L’ignorance crasse prend ensuite le relais, à la suite des crimes intellectuelles avec préméditations. On était déjà dans les ténèbres des profondeurs de la terre, mais on continue à creuser vers le bas pour trouver la lumière. Triste spectacle. La première bêtise veut réduire la démocratie au parlementarisme, et à la disharmonie habituelle et à la guerre des factions coutumière, la tyrannie de la majorité, la destruction du bien public, tous autant de maux érigés en nouveaux biens et objectifs à poursuivre dans une parfaite inversion de la société. La seconde, dans la plus pure orthodoxie marxiste, est de jouer au bouc-émissaire par l’utilisation de mots et d’expressions fantômes vidées de tout sens pour exclure les ennemis affublés d’une étiquette infamante qui en font des sous-hommes.
Le seul devoir réellement ardent de tout un chacun, réside d’abord dans le refus de ces manipulations tout le temps, à chaque moment et de façon intransigeante, sans faiblir. Ne pas laisser passer même la plus anodine des entorses au sens des mots : c’est cette abandon qui a donné la situation irrespirable dans laquelle nous vivons.

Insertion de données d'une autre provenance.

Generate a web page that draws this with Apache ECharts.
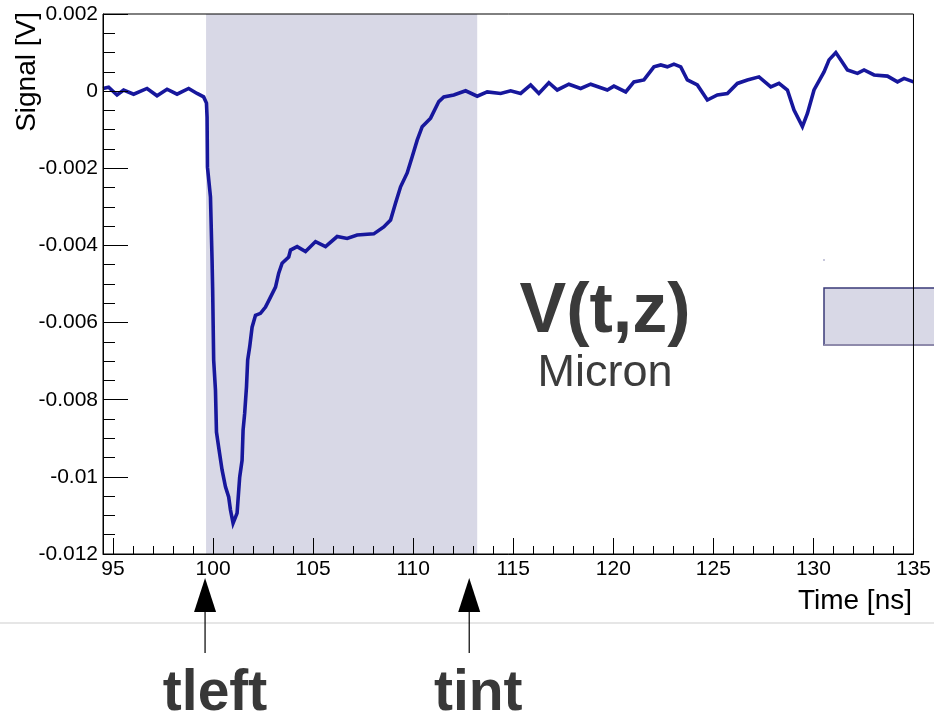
<!DOCTYPE html>
<html>
<head>
<meta charset="utf-8">
<script src="https://cdn.jsdelivr.net/npm/echarts@6/dist/echarts.min.js"></script>
<style>
  html, body { margin: 0; padding: 0; background: #fff; }
  #chart { width: 934px; height: 720px; }
</style>
</head>
<body>
<div id="chart"></div>
<script>
// Sampled waveform: time in ns, signal in V
const timeNs = [94.5, 94.78, 95.2, 95.53, 96.03, 96.7, 97.2, 97.7, 98.2, 98.78, 99.2, 99.53, 99.67, 99.7, 99.72, 99.87, 99.95, 99.98, 100.03, 100.12, 100.17, 100.28, 100.45, 100.62, 100.78, 100.87, 101.0, 101.2, 101.33, 101.45, 101.5, 101.58, 101.67, 101.73, 101.83, 101.95, 102.12, 102.37, 102.62, 102.87, 103.12, 103.28, 103.45, 103.78, 103.87, 104.2, 104.62, 105.12, 105.62, 106.2, 106.7, 107.2, 108.03, 108.53, 108.87, 109.12, 109.37, 109.7, 109.95, 110.2, 110.45, 110.87, 111.28, 111.53, 112.03, 112.62, 113.2, 113.7, 114.37, 114.87, 115.37, 115.87, 116.28, 116.78, 117.2, 117.78, 118.37, 118.87, 119.7, 120.03, 120.62, 121.03, 121.53, 122.03, 122.37, 122.7, 123.03, 123.37, 123.7, 124.2, 124.7, 125.2, 125.7, 126.2, 126.7, 127.28, 127.87, 128.28, 128.7, 129.03, 129.45, 129.7, 130.03, 130.53, 130.78, 131.12, 131.37, 131.7, 132.2, 132.53, 133.03, 133.7, 134.2, 134.53, 135.0];
const signalV = [0.00007, 0.0001, -0.0001, 0.00003, -0.00008, 0.00007, -0.00012, 0.00005, -0.00008, 0.00007, -0.00006, -0.00015, -0.00031, -0.00067, -0.00197, -0.00274, -0.00438, -0.00516, -0.00697, -0.00775, -0.00884, -0.00923, -0.00982, -0.01026, -0.01052, -0.01086, -0.0112, -0.01094, -0.01001, -0.00957, -0.00879, -0.00835, -0.00767, -0.00697, -0.00663, -0.00612, -0.00581, -0.00576, -0.0056, -0.00534, -0.00508, -0.00472, -0.00446, -0.0043, -0.00412, -0.00403, -0.00416, -0.0039, -0.00403, -0.00377, -0.00382, -0.00373, -0.0037, -0.00352, -0.00334, -0.0029, -0.00248, -0.00212, -0.0017, -0.00127, -0.00092, -0.0007, -0.00027, -0.00015, -0.0001, 0.00001, -0.00013, -0.00002, -0.00006, 0.00001, -0.00006, 0.00016, -0.00006, 0.00022, 0.00003, 0.00018, 0.00007, 0.00018, 0.00003, 0.00013, -0.00002, 0.00024, 0.00029, 0.00063, 0.00068, 0.00063, 0.0007, 0.00063, 0.00029, 0.00016, -0.00023, -0.0001, -0.00006, 0.0002, 0.00029, 0.00037, 0.00011, 0.0002, 0.00003, -0.00049, -0.00092, -0.00058, 0.00003, 0.0005, 0.00081, 0.001, 0.00081, 0.00055, 0.00046, 0.00055, 0.00042, 0.00039, 0.00024, 0.00033, 0.00024];

// Integration window (shaded band) and marker positions
const integrationWindow = [99.65, 113.2];
const markerTimes = [99.6, 112.8];
const markerNames = ['tleft', 'tint'];

// Axis ticks
const xMajorTicks = [95, 100, 105, 110, 115, 120, 125, 130, 135];
const xMinorTicks = [];
for (let t = 95; t <= 135; t += 1) if (t % 5 !== 0) xMinorTicks.push(t);

const FONT = "'Liberation Sans', Arial, Helvetica, sans-serif";
const chart = echarts.init(document.getElementById('chart'), null, { renderer: 'canvas' });

const points = timeNs.map((t, i) => [t, signalV[i]]);

chart.setOption({
  animation: false,
  backgroundColor: '#ffffff',
  grid: {
    left: 103, right: 20, top: 14, bottom: 166,
    show: true, borderColor: '#000', borderWidth: 1,
    backgroundColor: 'transparent', z: 5
  },
  xAxis: [{
    type: 'value', min: 94.5, max: 135, z: 5,
    axisLine: { show: true, onZero: false, lineStyle: { color: '#000', width: 1 } },
    axisTick: { show: true, inside: true, length: 16, customValues: xMajorTicks, lineStyle: { color: '#000' } },
    axisLabel: { customValues: xMajorTicks, color: '#000', fontSize: 21, fontFamily: FONT, margin: 5 },
    splitLine: { show: false }
  }, {
    type: 'value', min: 94.5, max: 135, position: 'bottom', z: 5,
    axisLine: { show: false, onZero: false },
    axisTick: { show: true, inside: true, length: 8, customValues: xMinorTicks, lineStyle: { color: '#000' } },
    axisLabel: { show: false },
    splitLine: { show: false }
  }],
  yAxis: {
    type: 'value', min: -0.012, max: 0.002, interval: 0.002, z: 5,
    axisLine: { show: true, onZero: false, lineStyle: { color: '#000', width: 1 } },
    axisTick: { show: true, inside: true, length: 25, lineStyle: { color: '#000' } },
    minorTick: { show: true, splitNumber: 4, length: 12, lineStyle: { color: '#000' } },
    axisLabel: {
      color: '#000', fontSize: 21, fontFamily: FONT, margin: 5,
      showMinLabel: true, showMaxLabel: true,
      formatter: v => String(+v.toFixed(3))
    },
    splitLine: { show: false }
  },
  series: [{
    type: 'line',
    xAxisIndex: 0,
    data: points,
    showSymbol: false,
    smooth: false,
    lineStyle: { color: '#17179c', width: 3.6, join: 'miter' },
    markArea: {
      silent: true,
      itemStyle: { color: '#d8d8e6', opacity: 1 },
      data: [[{ xAxis: integrationWindow[0] }, { xAxis: integrationWindow[1] }]]
    },
    z: 3
  }]
});

// Annotation overlay: axis titles, labels, inset box and time markers
const g = [];
g.push({
  type: 'text', x: 27, y: 12, rotation: Math.PI / 2, z: 10,
  style: { text: 'Signal [V]', font: `28px ${FONT}`, fill: '#000', textAlign: 'right', textVerticalAlign: 'middle' }
});
g.push({
  type: 'text', x: 912, y: 601, z: 10,
  style: { text: 'Time [ns]', font: `28px ${FONT}`, fill: '#000', textAlign: 'right', textVerticalAlign: 'middle' }
});
g.push({
  type: 'text', x: 605, y: 313, z: 10,
  style: { text: 'V(t,z)', font: `bold 70px ${FONT}`, fill: '#3a3a3a', textAlign: 'center', textVerticalAlign: 'middle' }
});
g.push({
  type: 'text', x: 605, y: 374, z: 10,
  style: { text: 'Micron', font: `45px ${FONT}`, fill: '#3c3c3c', textAlign: 'center', textVerticalAlign: 'middle' }
});
g.push({
  type: 'rect', z: -1, shape: { x: 824, y: 288, width: 120, height: 57 },
  style: { fill: '#d8d8e6', stroke: '#3a3a78', lineWidth: 1.5 }
});
g.push({
  type: 'line', z: -1, shape: { x1: 824, y1: 345, x2: 934, y2: 345 },
  style: { stroke: '#8e8aab', lineWidth: 2 }
});
g.push({
  type: 'rect', z: -1, shape: { x: 823, y: 259, width: 2, height: 2 },
  style: { fill: '#c8c8dc' }
});
g.push({
  type: 'line', z: 10, shape: { x1: 0, y1: 623, x2: 934, y2: 623 },
  style: { stroke: '#e6e6e6', lineWidth: 2 }
});
markerTimes.forEach((t, i) => {
  const px = chart.convertToPixel({ xAxisIndex: 0 }, t);
  g.push({
    type: 'polygon', z: 10,
    shape: { points: [[px, 578], [px - 11, 612], [px + 11, 612]] },
    style: { fill: '#000' }
  });
  g.push({
    type: 'line', z: 10, shape: { x1: px, y1: 611, x2: px, y2: 653 },
    style: { stroke: '#000', lineWidth: 1.2 }
  });
  g.push({
    type: 'text', x: px + (i === 0 ? 10 : 9), y: 694, z: 10,
    style: { text: markerNames[i], font: `bold 57px ${FONT}`, fill: '#383838', textAlign: 'center', textVerticalAlign: 'middle' }
  });
});
chart.setOption({ graphic: { elements: g } });
</script>
</body>
</html>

L’étape suivante consiste dans la révélation du sens dans lequel ces mots sont employés. En l’occurrence, pourquoi ne pas substituer le mot « démocratisme » à démocratie dès qu’il n’est pas utilisé dans son sens aristotélicien, c’est-à-dire quasiment tout le temps, afin de bien rappeler à chaque fois le caractère idéologique et manipulateur de ce mot ?
La Restauration commence par la restauration des mots.